# Align



## 20960 (Sep 16, 2006)

I have just ended my second week on align and so far i have had a lot of small loose bowls but no D and a lil bit of C. Im wondering how eveyone else on it is doing. How have you been on align?


----------



## bones20 (Jan 17, 2008)

I tried it for a week or so. I didnt find it that useful. I even tried Primadophilus reuteri and it made things worse. Please dont ever try that probiotics.Lately i have been on ProBio Inulin free recomended by Talissa. It seems real good a tad expensive though. And before that I used to use Vitamin Shoppe - Ultimate 10 Probiotics. that worked just fine. Out of all these, Pro Bio Inulin seems to be the best. It takes 2-3 days to kick start. It has reduced pain/bloating. Stools are better formed.Regards,Raj


----------



## Cherrie (Sep 1, 2006)

Beanie, That's definitely an improvement. You might want to experiment on the amount you're taking to see if you can get better results. In your specific case, maybe increase the dose just a tiny little bit to see if you can get it firm up a little more. But always remember to gradually increase dosage by tiny bits so that you won't shock your system.Raj -- it generally takes 14 takes give and take some individual difference for the good bacteria in the probiotic to take effect. If you've only tried any probiotics for one week, then you do need to give it more time.

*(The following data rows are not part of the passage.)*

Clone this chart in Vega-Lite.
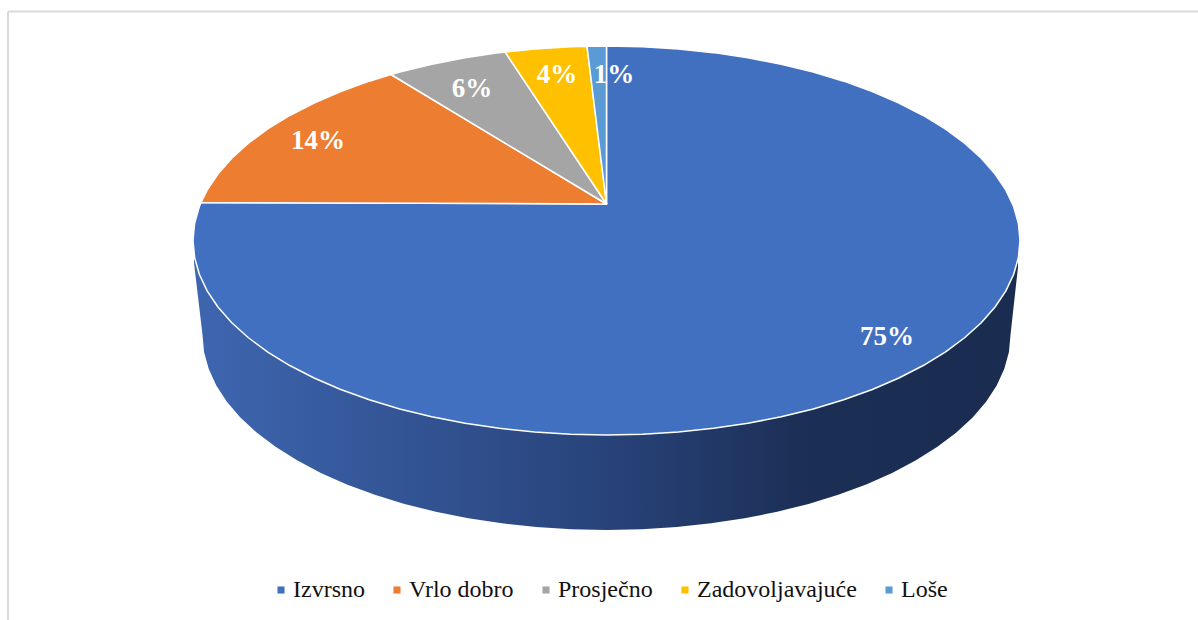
{
"$schema":"https://vega.github.io/schema/vega-lite/v6.json",
"width":1198,"height":620,"padding":0,
"autosize":{"type":"fit","contains":"padding"},
"background":"white",
"config":{"view":{"stroke":null}},
"datasets":{
"frame":[{"x":-1.4474,"x2":1.4305,"y":1.1774,"y2":1.1774,"part":"top"},{"x":-1.4474,"x2":-1.4474,"y":1.1774,"y2":-1.9512,"part":"left"}],
"side":[
{"x":-0.9976,"low":-0.1157},{"x":-0.977,"low":-0.4859},{"x":-0.9733,"low":-0.5733},{"x":-0.9621,"low":-0.66},{"x":-0.9437,"low":-0.7454},{"x":-0.9181,"low":-0.8288},{"x":-0.8855,"low":-0.9096},{"x":-0.8461,"low":-0.9872},{"x":-0.8004,"low":-1.061},{"x":-0.7484,"low":-1.1304},{"x":-0.6908,"low":-1.1948},{"x":-0.628,"low":-1.2539},{"x":-0.5604,"low":-1.3072},{"x":-0.4885,"low":-1.3542},{"x":-0.4129,"low":-1.3946},{"x":-0.3341,"low":-1.428},{"x":-0.2528,"low":-1.4543},{"x":-0.1696,"low":-1.4733},{"x":-0.0852,"low":-1.4847},{"x":0,"low":-1.4885},
{"x":0.0852,"low":-1.4847},{"x":0.1696,"low":-1.4733},{"x":0.2528,"low":-1.4543},{"x":0.3341,"low":-1.428},{"x":0.4129,"low":-1.3946},{"x":0.4885,"low":-1.3542},{"x":0.5604,"low":-1.3072},{"x":0.628,"low":-1.2539},{"x":0.6908,"low":-1.1948},{"x":0.7484,"low":-1.1304},{"x":0.8004,"low":-1.061},{"x":0.8461,"low":-0.9872},{"x":0.8855,"low":-0.9096},{"x":0.9181,"low":-0.8288},{"x":0.9437,"low":-0.7454},{"x":0.9621,"low":-0.66},{"x":0.9733,"low":-0.5733},{"x":0.977,"low":-0.4859},{"x":0.9952,"low":-0.1362}
],
"slices":[
{"category":"Izvrsno","step":1,"x":0,"y":1},{"category":"Izvrsno","step":2,"x":0.0872,"y":0.9962},{"category":"Izvrsno","step":3,"x":0.1736,"y":0.9848},{"category":"Izvrsno","step":4,"x":0.2588,"y":0.9659},{"category":"Izvrsno","step":5,"x":0.342,"y":0.9397},{"category":"Izvrsno","step":6,"x":0.4226,"y":0.9063},{"category":"Izvrsno","step":7,"x":0.5,"y":0.866},{"category":"Izvrsno","step":8,"x":0.5736,"y":0.8192},{"category":"Izvrsno","step":9,"x":0.6428,"y":0.766},{"category":"Izvrsno","step":10,"x":0.7071,"y":0.7071},{"category":"Izvrsno","step":11,"x":0.766,"y":0.6428},{"category":"Izvrsno","step":12,"x":0.8192,"y":0.5736},{"category":"Izvrsno","step":13,"x":0.866,"y":0.5},{"category":"Izvrsno","step":14,"x":0.9063,"y":0.4226},{"category":"Izvrsno","step":15,"x":0.9397,"y":0.342},{"category":"Izvrsno","step":16,"x":0.9659,"y":0.2588},{"category":"Izvrsno","step":17,"x":0.9848,"y":0.1736},{"category":"Izvrsno","step":18,"x":0.9962,"y":0.0872},{"category":"Izvrsno","step":19,"x":1,"y":0},
{"category":"Izvrsno","step":20,"x":0.9962,"y":-0.0872},{"category":"Izvrsno","step":21,"x":0.9848,"y":-0.1736},{"category":"Izvrsno","step":22,"x":0.9659,"y":-0.2588},{"category":"Izvrsno","step":23,"x":0.9397,"y":-0.342},{"category":"Izvrsno","step":24,"x":0.9063,"y":-0.4226},{"category":"Izvrsno","step":25,"x":0.866,"y":-0.5},{"category":"Izvrsno","step":26,"x":0.8192,"y":-0.5736},{"category":"Izvrsno","step":27,"x":0.766,"y":-0.6428},{"category":"Izvrsno","step":28,"x":0.7071,"y":-0.7071},{"category":"Izvrsno","step":29,"x":0.6428,"y":-0.766},{"category":"Izvrsno","step":30,"x":0.5736,"y":-0.8192},{"category":"Izvrsno","step":31,"x":0.5,"y":-0.866},{"category":"Izvrsno","step":32,"x":0.4226,"y":-0.9063},{"category":"Izvrsno","step":33,"x":0.342,"y":-0.9397},{"category":"Izvrsno","step":34,"x":0.2588,"y":-0.9659},{"category":"Izvrsno","step":35,"x":0.1736,"y":-0.9848},{"category":"Izvrsno","step":36,"x":0.0872,"y":-0.9962},{"category":"Izvrsno","step":37,"x":0,"y":-1},
{"category":"Izvrsno","step":38,"x":-0.0872,"y":-0.9962},{"category":"Izvrsno","step":39,"x":-0.1736,"y":-0.9848},{"category":"Izvrsno","step":40,"x":-0.2588,"y":-0.9659},{"category":"Izvrsno","step":41,"x":-0.342,"y":-0.9397},{"category":"Izvrsno","step":42,"x":-0.4226,"y":-0.9063},{"category":"Izvrsno","step":43,"x":-0.5,"y":-0.866},{"category":"Izvrsno","step":44,"x":-0.5736,"y":-0.8192},{"category":"Izvrsno","step":45,"x":-0.6428,"y":-0.766},{"category":"Izvrsno","step":46,"x":-0.7071,"y":-0.7071},{"category":"Izvrsno","step":47,"x":-0.766,"y":-0.6428},{"category":"Izvrsno","step":48,"x":-0.8192,"y":-0.5736},{"category":"Izvrsno","step":49,"x":-0.866,"y":-0.5},{"category":"Izvrsno","step":50,"x":-0.9063,"y":-0.4226},{"category":"Izvrsno","step":51,"x":-0.9397,"y":-0.342},{"category":"Izvrsno","step":52,"x":-0.9659,"y":-0.2588},{"category":"Izvrsno","step":53,"x":-0.9848,"y":-0.1736},{"category":"Izvrsno","step":54,"x":-0.9962,"y":-0.0872},{"category":"Izvrsno","step":55,"x":-1,"y":0},{"category":"Izvrsno","step":56,"x":-0.9962,"y":0.0872},{"category":"Izvrsno","step":57,"x":-0.9848,"y":0.1736},{"category":"Izvrsno","step":58,"x":-0.9807,"y":0.1957},{"category":"Izvrsno","step":59,"x":0,"y":0.1877},{"category":"Izvrsno","step":60,"x":0,"y":1},
{"category":"Vrlo dobro","step":1,"x":-0.9807,"y":0.1957},{"category":"Vrlo dobro","step":2,"x":-0.9659,"y":0.2588},{"category":"Vrlo dobro","step":3,"x":-0.9397,"y":0.342},{"category":"Vrlo dobro","step":4,"x":-0.9063,"y":0.4226},{"category":"Vrlo dobro","step":5,"x":-0.866,"y":0.5},{"category":"Vrlo dobro","step":6,"x":-0.8192,"y":0.5736},{"category":"Vrlo dobro","step":7,"x":-0.766,"y":0.6428},{"category":"Vrlo dobro","step":8,"x":-0.7071,"y":0.7071},{"category":"Vrlo dobro","step":9,"x":-0.6428,"y":0.766},{"category":"Vrlo dobro","step":10,"x":-0.5736,"y":0.8192},{"category":"Vrlo dobro","step":11,"x":-0.5212,"y":0.8535},{"category":"Vrlo dobro","step":12,"x":0,"y":0.1877},{"category":"Vrlo dobro","step":13,"x":-0.9807,"y":0.1957},
{"category":"Prosječno","step":1,"x":-0.5212,"y":0.8535},{"category":"Prosječno","step":2,"x":-0.5,"y":0.866},{"category":"Prosječno","step":3,"x":-0.4226,"y":0.9063},{"category":"Prosječno","step":4,"x":-0.342,"y":0.9397},{"category":"Prosječno","step":5,"x":-0.2588,"y":0.9659},{"category":"Prosječno","step":6,"x":-0.2455,"y":0.9694},{"category":"Prosječno","step":7,"x":0,"y":0.1877},{"category":"Prosječno","step":8,"x":-0.5212,"y":0.8535},
{"category":"Zadovoljavajuće","step":1,"x":-0.2455,"y":0.9694},{"category":"Zadovoljavajuće","step":2,"x":-0.1736,"y":0.9848},{"category":"Zadovoljavajuće","step":3,"x":-0.0872,"y":0.9962},{"category":"Zadovoljavajuće","step":4,"x":-0.0472,"y":0.9989},{"category":"Zadovoljavajuće","step":5,"x":0,"y":0.1877},{"category":"Zadovoljavajuće","step":6,"x":-0.2455,"y":0.9694},
{"category":"Loše","step":1,"x":-0.0472,"y":0.9989},{"category":"Loše","step":2,"x":0,"y":1},{"category":"Loše","step":3,"x":0,"y":0.1877},{"category":"Loše","step":4,"x":-0.0472,"y":0.9989}
],
"labels":[
{"label":"75%","x":0.6784,"y":-0.491},{"label":"14%","x":-0.6977,"y":0.5167},{"label":"6%","x":-0.3253,"y":0.7841},{"label":"4%","x":-0.1197,"y":0.856},{"label":"1%","x":0.0181,"y":0.856}
]
},
"layer":[
{"data":{"name":"frame"},"mark":{"type":"rule","color":"#d9d9d9","strokeWidth":2,"clip":true},
 "encoding":{"x":{"field":"x","type":"quantitative","axis":null,"scale":{"domain":[-1.4668,1.4305],"nice":false,"zero":false}},"x2":{"field":"x2"},"y":{"field":"y","type":"quantitative","axis":null,"scale":{"domain":[-1.9512,1.2365],"nice":false,"zero":false}},"y2":{"field":"y2"}}},
{"data":{"name":"side"},"mark":{"type":"area","color":{"gradient":"linear","x1":0,"y1":0,"x2":1,"y2":0,"stops":[{"offset":0,"color":"#3E66B0"},{"offset":0.5,"color":"#28437A"},{"offset":0.75,"color":"#1B2E54"},{"offset":1,"color":"#1A2C50"}]}},
 "encoding":{"x":{"field":"x","type":"quantitative","axis":null},"y":{"field":"low","type":"quantitative","axis":null},"y2":{"datum":0}}},
{"data":{"name":"slices"},"mark":{"type":"line","filled":true,"stroke":"white","strokeWidth":1.5,"strokeJoin":"round"},
 "encoding":{"x":{"field":"x","type":"quantitative","axis":null},"y":{"field":"y","type":"quantitative","axis":null},"order":{"field":"step","type":"quantitative"},
 "fill":{"field":"category","type":"nominal","scale":{"domain":["Izvrsno","Vrlo dobro","Prosječno","Zadovoljavajuće","Loše"],"range":["#4270C0","#ED7D31","#A5A5A5","#FFC000","#5B9BD5"]},
 "legend":{"title":null,"orient":"none","legendX":269,"legendY":578,"direction":"horizontal","columns":5,"symbolType":"square","symbolSize":50,"symbolStrokeWidth":0,"symbolStrokeColor":"transparent","labelFont":"Liberation Serif","labelFontSize":24,"labelColor":"#111111","labelOffset":0,"columnPadding":20,"labelLimit":300}}}},
{"data":{"name":"labels"},"mark":{"type":"text","font":"Liberation Serif","fontWeight":"bold","fontSize":27,"color":"white","align":"center","baseline":"middle","dy":1},
 "encoding":{"x":{"field":"x","type":"quantitative","axis":null},"y":{"field":"y","type":"quantitative","axis":null},"text":{"field":"label","type":"nominal"}}}
]
}
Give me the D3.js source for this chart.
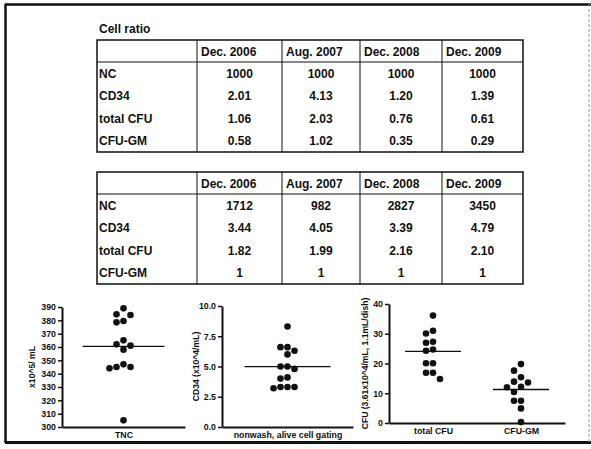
<!DOCTYPE html>
<html><head><meta charset="utf-8">
<script src="https://cdn.jsdelivr.net/npm/d3@7"></script>
<style>
html,body{margin:0;padding:0;background:#fff;}
svg{display:block;}
text{font-family:"Liberation Sans",Arial,sans-serif;fill:#111;}
</style></head>
<body>
<svg id="c" width="591" height="449"></svg>
<script>
// ---------- data ----------
const dates = ["Dec. 2006", "Aug. 2007", "Dec. 2008", "Dec. 2009"];
const rowLabels = ["NC", "CD34", "total CFU", "CFU-GM"];
const ratioNC = ["1000", "1000", "1000", "1000"];
const ratioCD34 = ["2.01", "4.13", "1.20", "1.39"];
const ratioTotalCFU = ["1.06", "2.03", "0.76", "0.61"];
const ratioCFUGM = ["0.58", "1.02", "0.35", "0.29"];
const t2NC = ["1712", "982", "2827", "3450"];
const t2CD34 = ["3.44", "4.05", "3.39", "4.79"];
const t2TotalCFU = ["1.82", "1.99", "2.16", "2.10"];
const t2CFUGM = ["1", "1", "1", "1"];

const tncValues = [389, 384.5, 384, 378.5, 379.5, 365, 362, 361, 358, 347, 345, 344, 345, 305];
const cd34Values = [8.3, 6.3, 6.6, 6.6, 6.0, 5.0, 4.8, 5.0, 4.1, 4.0, 3.3, 3.2, 3.3, 3.3];
const totalCFUValues = [36.1, 30.1, 31, 27, 27.3, 24.3, 24.7, 20.1, 20.1, 16.9, 16.9, 14.8];
const cfuGMValues = [19.8, 17.6, 15.4, 13.9, 13.6, 12.2, 12.0, 10.4, 7.5, 7.5, 4.9, 0.3];

const tncTicks = [300, 310, 320, 330, 340, 350, 360, 370, 380, 390];
const cd34Ticks = [0, 2.5, 5, 7.5, 10];
const cfuTicks = [0, 10, 20, 30, 40];

// ---------- drawing ----------
const svg = d3.select("#c");
const FS = 12;

// outer frame
svg.append("line").attr("x1",5).attr("y1",4.5).attr("x2",591).attr("y2",4.5).attr("stroke","#111").attr("stroke-width",2.5);
svg.append("line").attr("x1",5.5).attr("y1",4).attr("x2",5.5).attr("y2",443).attr("stroke","#111").attr("stroke-width",2.5);
svg.append("line").attr("x1",5).attr("y1",442.5).attr("x2",591).attr("y2",442.5).attr("stroke","#111").attr("stroke-width",3);
svg.append("line").attr("x1",589).attr("y1",4).attr("x2",589).attr("y2",443).attr("stroke","#999").attr("stroke-width",1).attr("stroke-dasharray","3,2");

svg.append("text").attr("x",99).attr("y",33).attr("font-size",FS).attr("font-weight","bold").text("Cell ratio");

const colEdges = [97, 197, 282, 360, 442, 523];
function drawTable(top, rowsData) {
  const headerH = 22, rowH = 22.5;
  const bottom = top + headerH + rowH * rowsData.length;
  const g = svg.append("g").attr("font-weight","bold");
  dates.forEach((d, i) => {
    g.append("text").attr("x", colEdges[i+1] + 4).attr("y", top + headerH/2 + 4.5)
      .attr("font-size", FS).text(d);
  });
  rowsData.forEach((vals, r) => {
    const cy = top + headerH + rowH * r + rowH/2 + 4.5;
    g.append("text").attr("x", colEdges[0] + 2).attr("y", cy).attr("font-size", FS).text(rowLabels[r]);
    vals.forEach((v, i) => {
      g.append("text").attr("x", (colEdges[i+1] + colEdges[i+2]) / 2).attr("y", cy)
        .attr("text-anchor", "middle").attr("font-size", FS).text(v);
    });
  });
  g.append("rect").attr("x", colEdges[0]).attr("y", top).attr("width", colEdges[5]-colEdges[0])
    .attr("height", bottom-top).attr("fill","none").attr("stroke","#111").attr("stroke-width",1.5);
  g.append("line").attr("x1", colEdges[0]).attr("x2", colEdges[5]).attr("y1", top+headerH).attr("y2", top+headerH)
    .attr("stroke","#111").attr("stroke-width",1);
  colEdges.slice(1,5).forEach(x => {
    g.append("line").attr("x1", x).attr("x2", x).attr("y1", top).attr("y2", bottom)
      .attr("stroke","#111").attr("stroke-width",1);
  });
}
drawTable(40, [ratioNC, ratioCD34, ratioTotalCFU, ratioCFUGM]);
drawTable(172, [t2NC, t2CD34, t2TotalCFU, t2CFUGM]);

// beeswarm placement computed from the values
function swarm(ys, step, dia) {
  const order = ys.map((y, i) => i).sort((a, b) => ys[a] - ys[b]);
  const placed = [];
  const offs = new Array(ys.length);
  order.forEach(i => {
    const y = ys[i];
    for (let k = 0; k < 40; k++) {
      const m = Math.ceil(k/2) * (k % 2 ? -1 : 1);
      const x = m * step;
      if (placed.every(p => Math.hypot(p.x - x, p.y - y) >= dia - 0.01)) {
        placed.push({x, y}); offs[i] = x; break;
      }
    }
  });
  return offs;
}

function dotPlot(cfg) {
  const g = svg.append("g");
  const y = d3.scaleLinear().domain(cfg.domain).range([cfg.y0, cfg.y1]);
  const x = d3.scalePoint().domain(cfg.cats).range([cfg.x0, cfg.x1]).padding(0.5);
  const yAxis = d3.axisLeft(y).tickValues(cfg.ticks).tickFormat(cfg.fmt).tickSize(4).tickSizeOuter(0).tickPadding(2);
  const ya = g.append("g").attr("transform", `translate(${cfg.x0},0)`).call(yAxis);
  ya.select(".domain").attr("stroke","#111").attr("stroke-width",2);
  ya.selectAll(".tick line").attr("stroke","#111").attr("stroke-width",1.5);
  ya.selectAll(".tick text").attr("font-size",8.8).attr("font-weight","bold")
    .attr("font-family","'Liberation Sans',Arial,sans-serif").attr("fill","#111");
  const xAxis = d3.axisBottom(x).tickSize(0).tickSizeOuter(0).tickPadding(5);
  const xa = g.append("g").attr("transform", `translate(0,${cfg.y0})`).call(xAxis);
  xa.select(".domain").attr("stroke","#111").attr("stroke-width",2);
  xa.selectAll(".tick text").attr("font-size",8.8).attr("font-weight","bold")
    .attr("font-family","'Liberation Sans',Arial,sans-serif").attr("fill","#111");
  g.append("text").attr("transform", `translate(${cfg.titleX},${(cfg.y0+cfg.y1)/2}) rotate(-90)`)
    .attr("text-anchor","middle").attr("font-size",8.6).attr("font-weight","bold").text(cfg.title);
  cfg.series.forEach((vals, si) => {
    const cx = x(cfg.cats[si]);
    const offs = swarm(vals.map(v => y(v)), 7, 7);
    g.selectAll(null).data(vals).enter().append("circle")
      .attr("cx", (d, i) => cx + offs[i]).attr("cy", d => y(d)).attr("r", 3.3).attr("fill", "#111");
    const m = d3.mean(vals);
    g.append("line").attr("x1", cx - cfg.half).attr("x2", cx + cfg.half).attr("y1", y(m)).attr("y2", y(m))
      .attr("stroke","#111").attr("stroke-width",1.3);
  });
}

dotPlot({domain:[300,390], y0:427, y1:307, x0:62, x1:185, cats:["TNC"], series:[tncValues],
  ticks:tncTicks, fmt:d3.format("d"), title:"x10^5/ mL", titleX:35, half:41});
dotPlot({domain:[0,10], y0:427, y1:306, x0:222, x1:353, cats:["nonwash, alive cell gating"], series:[cd34Values],
  ticks:cd34Ticks, fmt:d3.format(".1f"), title:"CD34 (x10^4/mL)", titleX:199, half:43});
dotPlot({domain:[0,40], y0:423, y1:304, x0:389, x1:565, cats:["total CFU","CFU-GM"], series:[totalCFUValues, cfuGMValues],
  ticks:cfuTicks, fmt:d3.format("d"), title:"CFU (3.61x10^4/mL, 1.1mL/dish)", titleX:368, half:28});
</script>
</body></html>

I'm really glad that you've found PBInulin helpful, though Cherrie


----------



## pb4 (Jan 15, 2004)

Well Primadophilus reuteri did WONDERS for me, not everything works for everyone and people will not know what works for them until they try, so telling people not to try something isn't the best advice to give since they could be passing on somthing that will actually help them...Bones, maybe it was just coincidence with the way you reacted to primadophilus because many including myself swear by it.


----------



## 20960 (Sep 16, 2006)

Im glad it worked for some of you! I do think its helping im very axious though since my accident that i am terrified to go out. Once i start going out and get time behind my belt with out getting sick i think it will be good. I am taking immodium and align and when i feel constipated I stop taking the immodium then i go. so its good.


----------